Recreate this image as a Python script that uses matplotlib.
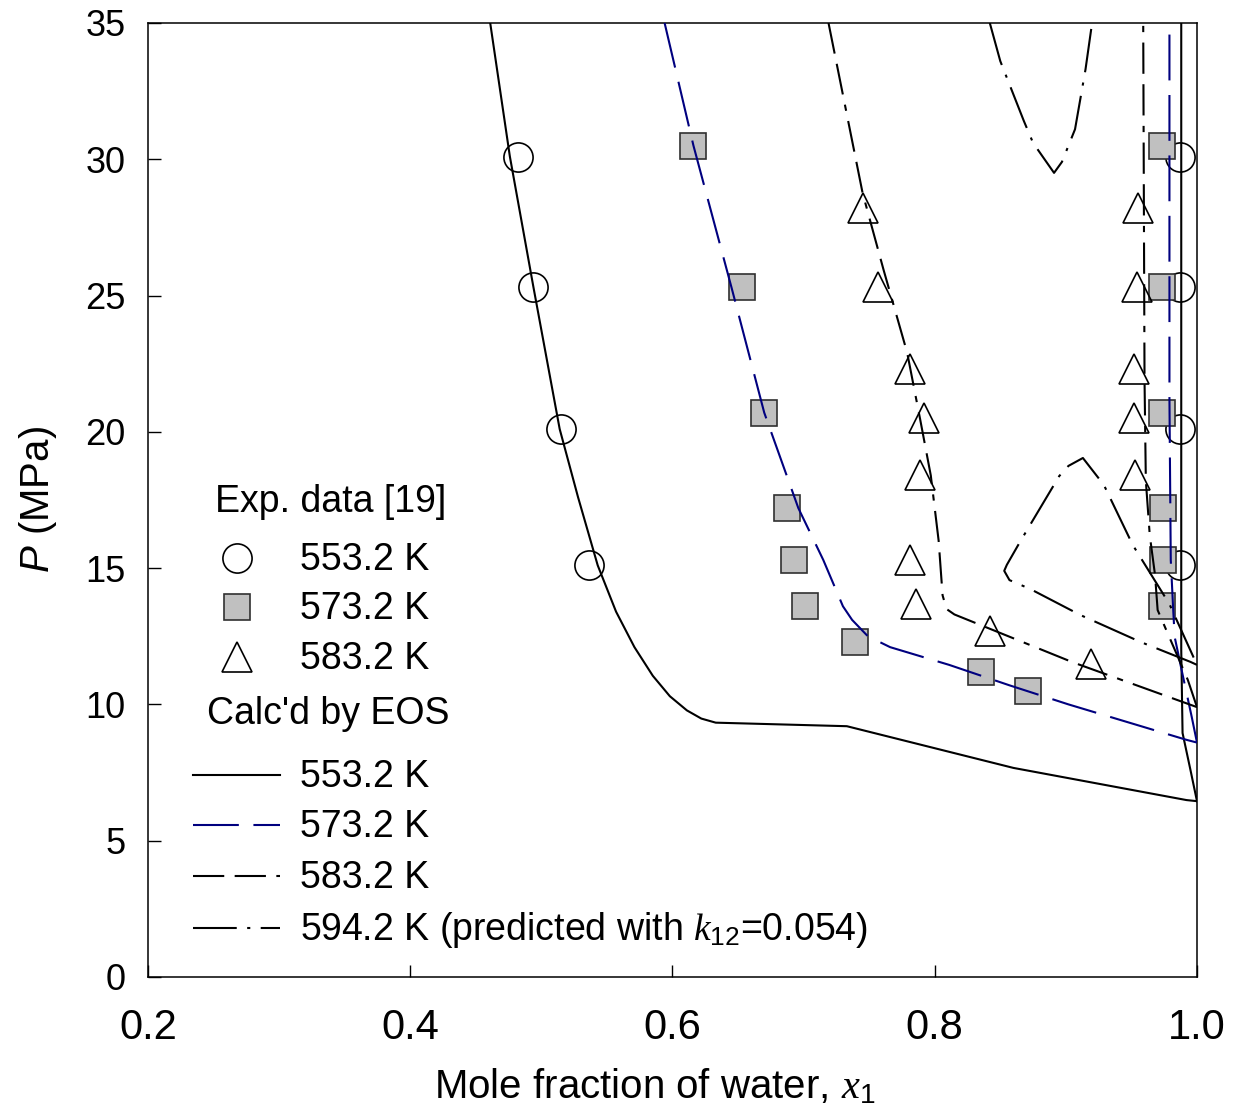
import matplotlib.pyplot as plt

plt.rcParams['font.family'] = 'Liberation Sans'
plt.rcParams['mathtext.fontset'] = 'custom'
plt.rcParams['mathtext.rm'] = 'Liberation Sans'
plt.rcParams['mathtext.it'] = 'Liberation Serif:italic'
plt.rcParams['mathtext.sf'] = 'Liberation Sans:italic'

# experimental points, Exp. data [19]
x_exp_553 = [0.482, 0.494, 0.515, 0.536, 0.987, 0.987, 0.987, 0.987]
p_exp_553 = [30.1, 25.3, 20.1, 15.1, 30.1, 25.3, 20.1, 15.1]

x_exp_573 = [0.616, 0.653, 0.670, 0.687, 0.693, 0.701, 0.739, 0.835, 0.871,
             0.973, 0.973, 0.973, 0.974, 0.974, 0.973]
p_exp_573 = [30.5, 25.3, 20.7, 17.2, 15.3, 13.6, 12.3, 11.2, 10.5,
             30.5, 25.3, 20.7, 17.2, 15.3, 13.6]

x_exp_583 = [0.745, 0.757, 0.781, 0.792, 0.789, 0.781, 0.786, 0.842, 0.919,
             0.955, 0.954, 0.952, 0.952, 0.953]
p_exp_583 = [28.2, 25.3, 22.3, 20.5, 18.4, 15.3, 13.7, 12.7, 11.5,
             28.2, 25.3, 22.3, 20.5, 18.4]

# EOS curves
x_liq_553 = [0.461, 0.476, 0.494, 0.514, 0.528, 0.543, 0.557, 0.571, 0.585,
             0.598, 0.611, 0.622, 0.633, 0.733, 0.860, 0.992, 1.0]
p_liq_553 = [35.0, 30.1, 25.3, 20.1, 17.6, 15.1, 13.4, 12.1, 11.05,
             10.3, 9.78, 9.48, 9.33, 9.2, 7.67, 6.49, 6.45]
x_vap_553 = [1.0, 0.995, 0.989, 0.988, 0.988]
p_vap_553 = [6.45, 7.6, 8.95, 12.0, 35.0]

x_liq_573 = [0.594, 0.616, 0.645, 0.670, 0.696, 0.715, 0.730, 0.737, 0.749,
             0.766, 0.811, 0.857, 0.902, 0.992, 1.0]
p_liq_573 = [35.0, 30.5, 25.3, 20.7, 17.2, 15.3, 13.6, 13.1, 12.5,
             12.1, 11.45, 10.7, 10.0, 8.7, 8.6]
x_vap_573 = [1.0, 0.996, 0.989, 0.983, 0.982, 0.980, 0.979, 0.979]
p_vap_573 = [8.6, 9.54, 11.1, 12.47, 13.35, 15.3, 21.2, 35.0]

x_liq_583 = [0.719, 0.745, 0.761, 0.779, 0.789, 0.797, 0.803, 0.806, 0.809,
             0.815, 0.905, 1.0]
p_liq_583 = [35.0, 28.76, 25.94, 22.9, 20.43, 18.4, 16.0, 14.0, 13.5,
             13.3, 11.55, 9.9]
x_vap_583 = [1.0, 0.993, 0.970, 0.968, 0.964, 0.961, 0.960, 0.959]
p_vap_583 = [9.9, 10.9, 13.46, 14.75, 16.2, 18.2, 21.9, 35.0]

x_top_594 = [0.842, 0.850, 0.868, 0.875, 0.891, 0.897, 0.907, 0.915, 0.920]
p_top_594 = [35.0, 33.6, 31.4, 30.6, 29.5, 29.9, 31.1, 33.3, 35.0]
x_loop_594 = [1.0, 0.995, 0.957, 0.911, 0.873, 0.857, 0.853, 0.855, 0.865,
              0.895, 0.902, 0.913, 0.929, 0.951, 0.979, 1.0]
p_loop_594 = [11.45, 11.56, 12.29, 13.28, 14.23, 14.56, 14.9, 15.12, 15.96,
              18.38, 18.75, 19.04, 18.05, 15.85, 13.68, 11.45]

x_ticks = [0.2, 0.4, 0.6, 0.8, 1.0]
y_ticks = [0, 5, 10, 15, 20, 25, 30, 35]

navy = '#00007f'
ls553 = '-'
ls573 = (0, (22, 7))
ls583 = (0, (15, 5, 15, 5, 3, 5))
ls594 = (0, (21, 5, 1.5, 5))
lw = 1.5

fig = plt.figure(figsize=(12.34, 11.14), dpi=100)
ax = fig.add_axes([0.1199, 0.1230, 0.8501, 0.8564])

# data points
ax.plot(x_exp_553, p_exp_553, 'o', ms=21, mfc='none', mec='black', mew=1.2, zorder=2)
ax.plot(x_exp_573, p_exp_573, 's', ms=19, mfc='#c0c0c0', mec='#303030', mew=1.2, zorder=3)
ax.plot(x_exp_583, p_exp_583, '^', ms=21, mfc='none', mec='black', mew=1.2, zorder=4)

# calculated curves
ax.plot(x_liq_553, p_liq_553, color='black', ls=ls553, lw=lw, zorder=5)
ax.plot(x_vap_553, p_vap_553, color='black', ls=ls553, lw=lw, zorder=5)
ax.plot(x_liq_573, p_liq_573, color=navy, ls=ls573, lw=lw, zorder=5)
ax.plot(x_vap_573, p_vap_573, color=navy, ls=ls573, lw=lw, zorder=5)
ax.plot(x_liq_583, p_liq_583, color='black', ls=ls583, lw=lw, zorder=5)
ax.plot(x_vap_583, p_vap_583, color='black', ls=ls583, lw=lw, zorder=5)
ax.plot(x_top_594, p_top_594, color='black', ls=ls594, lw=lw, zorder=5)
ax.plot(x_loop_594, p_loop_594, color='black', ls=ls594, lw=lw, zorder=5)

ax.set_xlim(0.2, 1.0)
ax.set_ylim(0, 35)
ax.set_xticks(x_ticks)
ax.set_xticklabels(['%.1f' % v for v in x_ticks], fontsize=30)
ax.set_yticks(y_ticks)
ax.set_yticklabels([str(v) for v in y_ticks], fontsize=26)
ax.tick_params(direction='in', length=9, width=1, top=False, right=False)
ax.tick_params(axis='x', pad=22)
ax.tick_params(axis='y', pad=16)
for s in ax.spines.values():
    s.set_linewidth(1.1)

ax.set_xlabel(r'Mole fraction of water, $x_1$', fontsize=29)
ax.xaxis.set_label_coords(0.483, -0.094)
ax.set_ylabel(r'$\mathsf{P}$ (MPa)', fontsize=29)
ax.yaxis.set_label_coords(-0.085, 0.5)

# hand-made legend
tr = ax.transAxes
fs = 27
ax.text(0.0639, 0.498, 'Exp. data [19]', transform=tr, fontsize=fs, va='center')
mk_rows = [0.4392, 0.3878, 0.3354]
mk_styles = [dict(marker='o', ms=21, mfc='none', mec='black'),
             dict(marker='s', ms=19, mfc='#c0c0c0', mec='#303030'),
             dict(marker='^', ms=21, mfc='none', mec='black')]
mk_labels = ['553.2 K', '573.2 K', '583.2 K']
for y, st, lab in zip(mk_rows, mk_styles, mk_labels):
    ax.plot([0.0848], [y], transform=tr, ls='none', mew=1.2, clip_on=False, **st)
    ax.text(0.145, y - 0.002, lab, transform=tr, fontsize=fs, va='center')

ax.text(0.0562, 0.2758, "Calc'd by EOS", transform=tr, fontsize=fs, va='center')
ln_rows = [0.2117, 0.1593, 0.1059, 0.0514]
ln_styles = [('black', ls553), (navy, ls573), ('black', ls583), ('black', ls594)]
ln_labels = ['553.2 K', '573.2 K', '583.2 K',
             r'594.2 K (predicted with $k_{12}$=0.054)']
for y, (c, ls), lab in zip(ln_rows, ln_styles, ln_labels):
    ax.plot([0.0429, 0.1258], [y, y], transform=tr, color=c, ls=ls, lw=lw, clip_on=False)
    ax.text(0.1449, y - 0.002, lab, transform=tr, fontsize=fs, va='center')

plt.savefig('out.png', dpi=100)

---

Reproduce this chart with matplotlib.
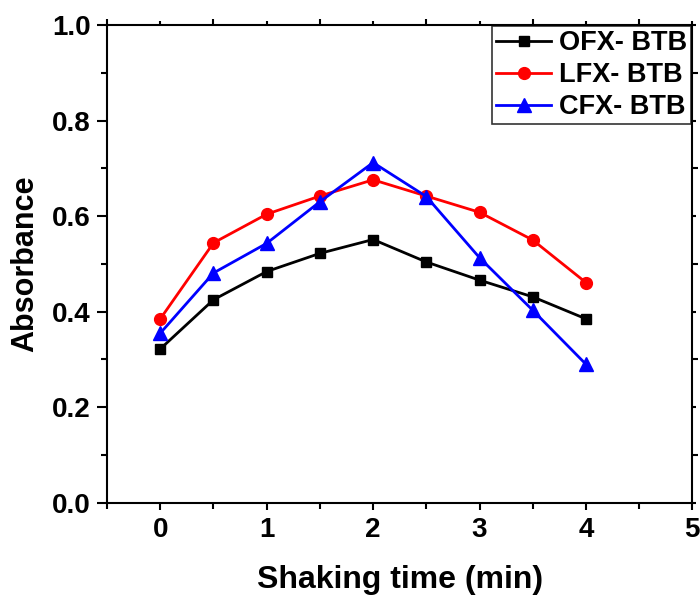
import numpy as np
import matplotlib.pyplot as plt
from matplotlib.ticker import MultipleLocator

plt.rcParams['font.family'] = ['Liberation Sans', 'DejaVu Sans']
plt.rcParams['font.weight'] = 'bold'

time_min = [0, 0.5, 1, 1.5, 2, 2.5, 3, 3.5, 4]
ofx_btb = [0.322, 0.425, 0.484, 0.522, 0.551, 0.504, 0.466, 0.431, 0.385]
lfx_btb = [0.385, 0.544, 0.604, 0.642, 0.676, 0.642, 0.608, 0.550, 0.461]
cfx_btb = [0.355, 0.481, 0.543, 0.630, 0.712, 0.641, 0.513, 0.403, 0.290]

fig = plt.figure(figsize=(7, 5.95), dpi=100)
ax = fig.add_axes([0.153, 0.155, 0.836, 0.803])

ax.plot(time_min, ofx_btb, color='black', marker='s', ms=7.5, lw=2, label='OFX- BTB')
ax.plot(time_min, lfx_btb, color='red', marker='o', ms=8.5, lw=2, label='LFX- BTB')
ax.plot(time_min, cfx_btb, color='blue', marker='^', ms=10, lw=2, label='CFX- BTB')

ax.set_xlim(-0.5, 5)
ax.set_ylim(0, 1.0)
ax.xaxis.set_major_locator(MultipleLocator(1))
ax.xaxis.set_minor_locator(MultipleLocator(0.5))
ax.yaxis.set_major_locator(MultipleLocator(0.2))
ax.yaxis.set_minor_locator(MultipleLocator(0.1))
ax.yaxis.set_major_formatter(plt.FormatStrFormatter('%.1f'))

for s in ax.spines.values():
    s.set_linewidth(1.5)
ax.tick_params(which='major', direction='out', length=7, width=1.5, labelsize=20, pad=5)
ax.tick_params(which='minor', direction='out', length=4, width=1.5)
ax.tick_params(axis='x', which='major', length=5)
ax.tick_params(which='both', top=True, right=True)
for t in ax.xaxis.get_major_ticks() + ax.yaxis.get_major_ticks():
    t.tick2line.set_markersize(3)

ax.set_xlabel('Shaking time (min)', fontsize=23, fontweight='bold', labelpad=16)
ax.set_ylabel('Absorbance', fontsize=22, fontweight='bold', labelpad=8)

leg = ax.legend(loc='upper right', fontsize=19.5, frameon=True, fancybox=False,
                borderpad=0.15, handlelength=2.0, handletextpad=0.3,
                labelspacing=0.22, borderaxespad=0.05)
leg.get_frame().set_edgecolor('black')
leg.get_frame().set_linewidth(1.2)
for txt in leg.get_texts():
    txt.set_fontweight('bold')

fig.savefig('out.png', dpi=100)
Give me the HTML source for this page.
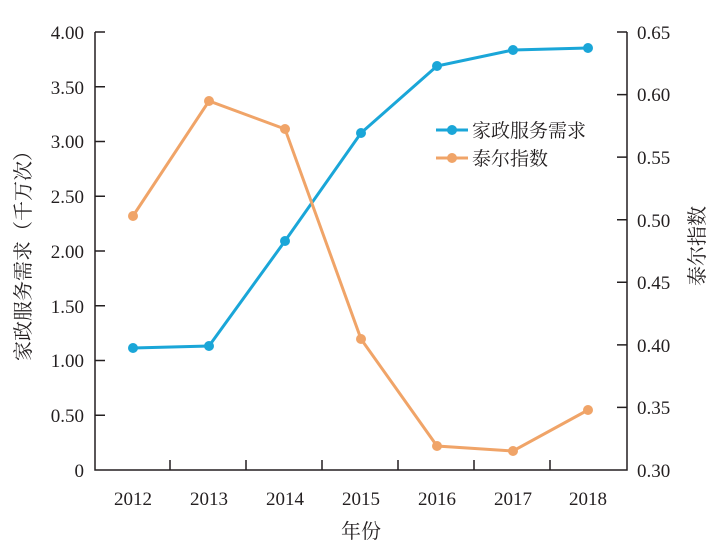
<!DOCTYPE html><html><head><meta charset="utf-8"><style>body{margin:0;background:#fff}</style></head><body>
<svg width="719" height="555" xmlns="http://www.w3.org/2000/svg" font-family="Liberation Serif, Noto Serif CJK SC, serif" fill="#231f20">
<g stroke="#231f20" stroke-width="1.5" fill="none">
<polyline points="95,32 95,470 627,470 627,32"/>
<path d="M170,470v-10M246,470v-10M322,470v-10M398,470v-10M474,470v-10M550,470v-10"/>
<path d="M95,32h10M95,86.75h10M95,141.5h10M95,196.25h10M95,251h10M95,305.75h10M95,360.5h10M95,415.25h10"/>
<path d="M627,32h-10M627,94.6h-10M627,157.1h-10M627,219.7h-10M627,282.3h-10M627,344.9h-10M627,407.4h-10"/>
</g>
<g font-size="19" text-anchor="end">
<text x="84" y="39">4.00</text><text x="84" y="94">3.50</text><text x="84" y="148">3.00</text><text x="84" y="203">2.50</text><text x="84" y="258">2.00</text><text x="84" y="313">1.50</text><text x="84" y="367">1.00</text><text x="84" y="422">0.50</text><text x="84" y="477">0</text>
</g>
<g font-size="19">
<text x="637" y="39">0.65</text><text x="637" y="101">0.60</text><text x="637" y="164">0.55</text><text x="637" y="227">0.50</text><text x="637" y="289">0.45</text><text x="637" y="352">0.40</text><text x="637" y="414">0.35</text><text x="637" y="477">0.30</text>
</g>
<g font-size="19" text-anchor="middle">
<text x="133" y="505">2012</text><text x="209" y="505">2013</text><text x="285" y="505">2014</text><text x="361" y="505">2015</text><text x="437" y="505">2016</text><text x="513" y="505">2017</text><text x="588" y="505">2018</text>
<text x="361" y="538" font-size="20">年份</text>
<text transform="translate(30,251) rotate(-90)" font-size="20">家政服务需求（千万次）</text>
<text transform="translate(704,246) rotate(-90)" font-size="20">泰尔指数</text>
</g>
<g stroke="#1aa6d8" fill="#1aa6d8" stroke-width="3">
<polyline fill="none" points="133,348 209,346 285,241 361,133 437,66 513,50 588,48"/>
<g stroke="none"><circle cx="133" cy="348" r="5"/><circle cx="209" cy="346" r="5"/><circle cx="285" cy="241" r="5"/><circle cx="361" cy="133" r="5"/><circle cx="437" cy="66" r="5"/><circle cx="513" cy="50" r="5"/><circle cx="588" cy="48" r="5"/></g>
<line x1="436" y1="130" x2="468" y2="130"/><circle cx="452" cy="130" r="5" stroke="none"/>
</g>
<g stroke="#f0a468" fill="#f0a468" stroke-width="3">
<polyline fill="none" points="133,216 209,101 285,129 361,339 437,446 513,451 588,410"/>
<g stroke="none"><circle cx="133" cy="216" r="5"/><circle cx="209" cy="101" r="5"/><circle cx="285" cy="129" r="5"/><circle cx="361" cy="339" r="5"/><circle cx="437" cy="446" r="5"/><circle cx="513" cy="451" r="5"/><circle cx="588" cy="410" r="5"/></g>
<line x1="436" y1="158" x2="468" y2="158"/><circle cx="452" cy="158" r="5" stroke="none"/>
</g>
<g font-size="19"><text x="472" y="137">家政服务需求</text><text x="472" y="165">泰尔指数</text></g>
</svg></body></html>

* * *

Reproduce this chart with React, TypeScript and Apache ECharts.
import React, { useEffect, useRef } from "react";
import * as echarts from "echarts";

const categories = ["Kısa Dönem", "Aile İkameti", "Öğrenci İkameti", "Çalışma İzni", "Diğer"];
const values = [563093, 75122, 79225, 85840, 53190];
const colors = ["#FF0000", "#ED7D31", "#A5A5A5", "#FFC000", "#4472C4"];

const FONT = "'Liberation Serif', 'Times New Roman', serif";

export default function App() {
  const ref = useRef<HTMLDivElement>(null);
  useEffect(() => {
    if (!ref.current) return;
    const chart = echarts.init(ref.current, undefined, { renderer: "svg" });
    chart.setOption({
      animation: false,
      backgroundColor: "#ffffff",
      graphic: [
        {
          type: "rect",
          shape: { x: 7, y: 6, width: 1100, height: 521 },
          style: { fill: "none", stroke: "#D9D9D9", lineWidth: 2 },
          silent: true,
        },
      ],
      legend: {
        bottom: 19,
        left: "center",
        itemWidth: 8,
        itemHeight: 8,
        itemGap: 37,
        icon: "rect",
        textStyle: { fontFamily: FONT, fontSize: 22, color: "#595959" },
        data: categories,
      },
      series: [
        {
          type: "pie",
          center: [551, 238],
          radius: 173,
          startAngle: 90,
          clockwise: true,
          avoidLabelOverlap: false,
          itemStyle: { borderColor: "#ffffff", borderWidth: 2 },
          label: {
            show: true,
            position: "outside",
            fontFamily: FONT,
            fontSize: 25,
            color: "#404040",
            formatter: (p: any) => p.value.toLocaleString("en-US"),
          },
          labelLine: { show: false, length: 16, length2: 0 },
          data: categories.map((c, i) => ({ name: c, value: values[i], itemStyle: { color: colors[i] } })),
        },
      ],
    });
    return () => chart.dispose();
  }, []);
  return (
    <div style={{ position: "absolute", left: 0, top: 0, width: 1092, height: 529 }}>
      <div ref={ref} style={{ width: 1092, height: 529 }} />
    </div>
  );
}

• **Required task**: Look above for the line with "Recreate this image" and the line with "plt.rcParams['mathtext.sf'] = 'Liberation"; set down those two lines and all lines between them exactly, without pictures and without anything else.

• **Exercise result**:
Recreate this image as a Python script that uses matplotlib.
import matplotlib.pyplot as plt

plt.rcParams['font.family'] = 'Liberation Sans'
plt.rcParams['mathtext.fontset'] = 'custom'
plt.rcParams['mathtext.rm'] = 'Liberation Sans'
plt.rcParams['mathtext.it'] = 'Liberation Serif:italic'
plt.rcParams['mathtext.sf'] = 'Liberation Sans:italic'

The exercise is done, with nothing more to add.